Looking Back On History – William Wordsworth

William Wordsworth

Photo: Photo from britannica.com

William Wordsworth

I know, I know. William Wordsworth? A poet? No, thank you.

Poets have always been looked at as the boring part of history, but think about it: If it weren’t for literature and language where would we be? Not just as Americans, but as the human race we strive to understand and to gain knowledge and if it weren’t for language how far would education have come?

Trust me when I say that poetry is one of the most beautiful things I have ever laid my eyes on.

So today you will be reading about the famous poet that helped found the Romantic Period of literature. William Wordsworth’s poetry helped light a spark of language that led up to the Romantic Period (1800-1850). And just in case you didn’t know, The Romantic Period was a movement in Europe that involved music, art, education and literature, all of which had a huge impact by Nature.

According to poets.org, William Wordsworth was born in Cumbria, England on April 7, 1770. Wordsworth had four siblings, three brothers and one sister. During his childhood Wordsworth went to Hawkshead Grammar School and here, “it is believed, he made his first attempt at verse.” His mother died when he was eight and later his father died while he was at school. Later in his life Wordsworth studied at St. John College in Cambridge.

“Before his final semester, he set out on a walking tour of Europe, an experience that influenced both his poetry and his political sensibilities.” Wordsworth lived in France for some years during the French Revolution and it is there that he had his first child Catherine, but he left the country before she was born.

His “earliest poetry was  published in 1793 in the collections An Evening walk and Descriptive Sketches.” He then published Lyrical Ballads with his dear friend Samuel Taylor Coleridge  in 1798. Wordsworth married Mary Hutchinson in 1802. Also in 1802, Wordsworth and Hutchinson traveled back to France to meet his daughter that he so lovingly ditched.
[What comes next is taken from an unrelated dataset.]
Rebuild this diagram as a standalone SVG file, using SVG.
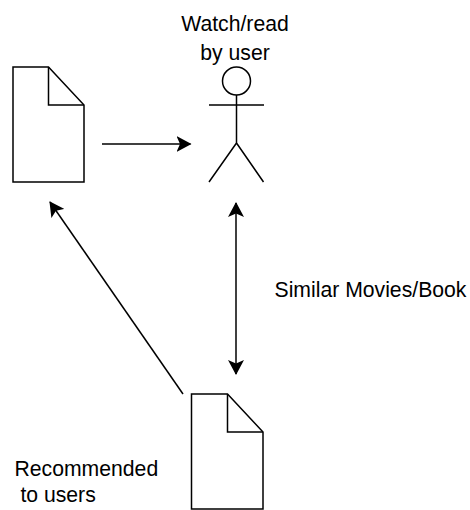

William and Mary lived in Grasmere, England. In 1812, however, his daughter Catherine and his son John died. Wordsworth was so heavily devastated as any parent would be if their child/children had passed away. But that was not the end of this tragedy, for he had another child pass away. “Devastated by the death of his daughter Dora in 1847, Wordsworth seemingly lost his will to compose.”

William Wordsworth died in Rydalmouth, UK on April 23, 1850. His wife Mary published “The Prelude” (a poem that he had written) after his death. As said by William Stebbing on behalf of William Wordsworth in Five Centuries of Verse,”He accomplished a grand work in virtue of splendid poetic gifts, extraordinary philosophic insight, and obstinate, indomitable courage.”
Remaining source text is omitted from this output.